Cambridge Analytica trabajaba para todo tipo de clientes. Eran básicamente «mercenarios», en expresión de Wylie. Se sabe que llegaron a hacer una presentación para vender sus servicios a la empresa petrolera rusa Lukoil y que llegara a su consejero delegado, Vagit Alekperov, exministro ruso de Petróleo y, teniendo en cuenta su cargo en una empresa privada tan importante, persona muy cercana a Putin. Entre el contenido que se mostró a la empresa rusa, está el ejemplo de una campaña de rumores que se extendió en las elecciones de Nigeria de 2007 sobre un probable fraude electoral.
No hay pruebas de que llegaran a conseguir un contrato con Lukoil, pero lo que está claro es que Cambridge Analytica ofrecía esos servicios.
En la práctica, Facebook se ha convertido en un monopolio cuya materia prima servirá para construir todo tipo de operaciones de desinformación en el mundo, operaciones que sólo tienen garantías de éxito cuando sus responsables cuentan con un conocimiento muy alto de la sociedad en la que están funcionando.
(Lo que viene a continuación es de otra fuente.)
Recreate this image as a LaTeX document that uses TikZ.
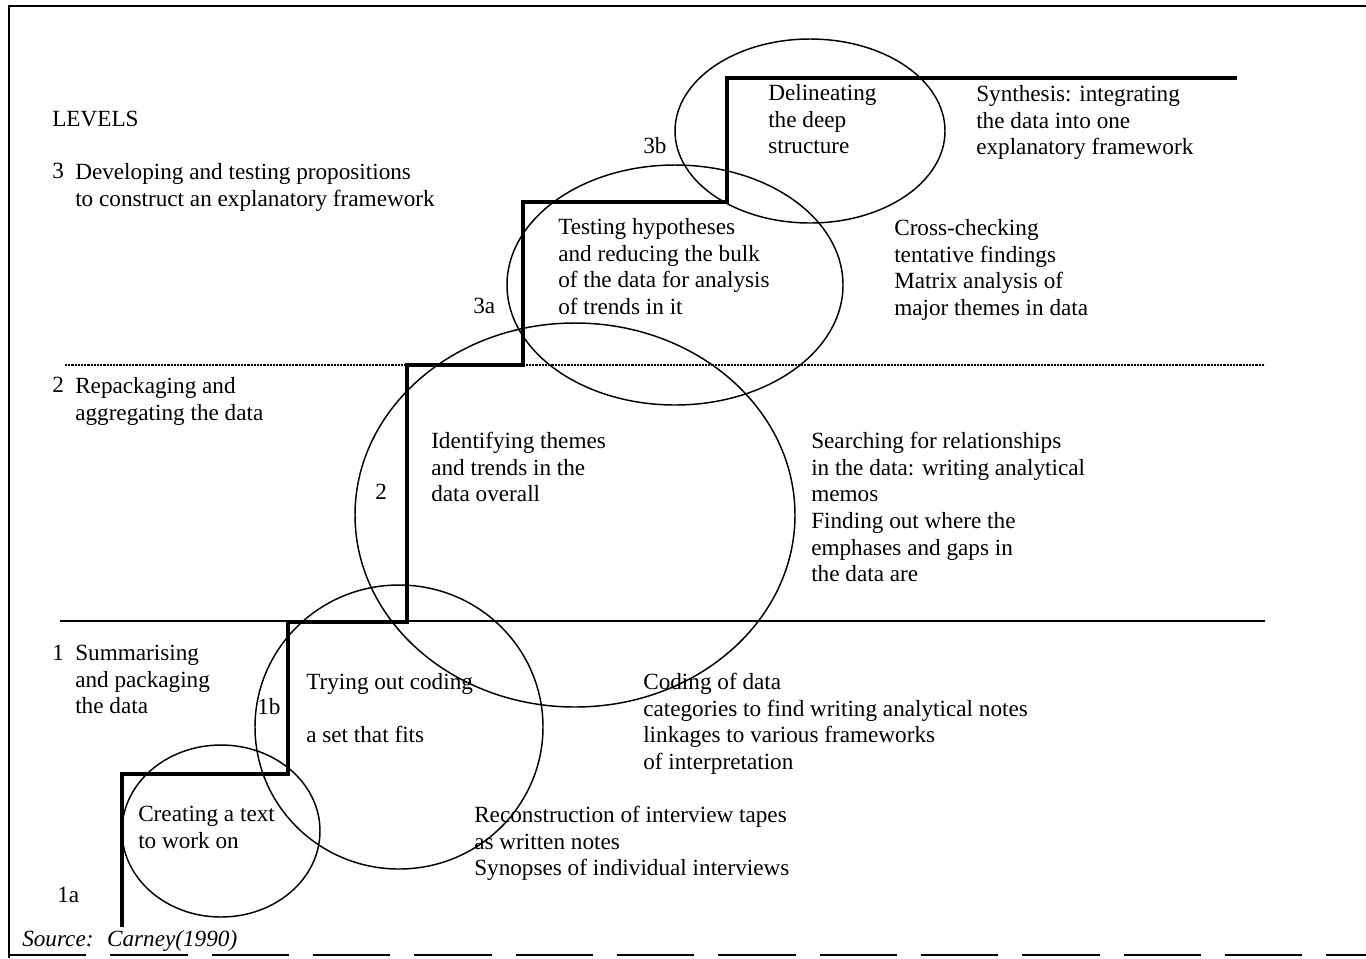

Sería de otra manera si Facebook pudiera convencernos de que está en condiciones de proteger la seguridad de los datos que les entregan sus usuarios. Lo ocurrido con Cambridge Analytica lo desmiente.
Hubo un tiempo en que era suficiente con sobornar a un grupo de militares para que montaran un golpe de Estado. En otros casos, también tuvieron que pagar una huelga de camioneros o grupos de alborotadores para crear una sensación de caos en las calles.
Ahora quizá ya no sea necesario llegar a esos niveles de violencia. El análisis de los datos personales en tiempo real es uno de los mecanismos que pueden ofrecer los mismos o similares resultados políticos o empresariales bajo la pantalla mucho más pacífica y en apariencia irreprochable de unas elecciones o una campaña política en favor de determinada idea.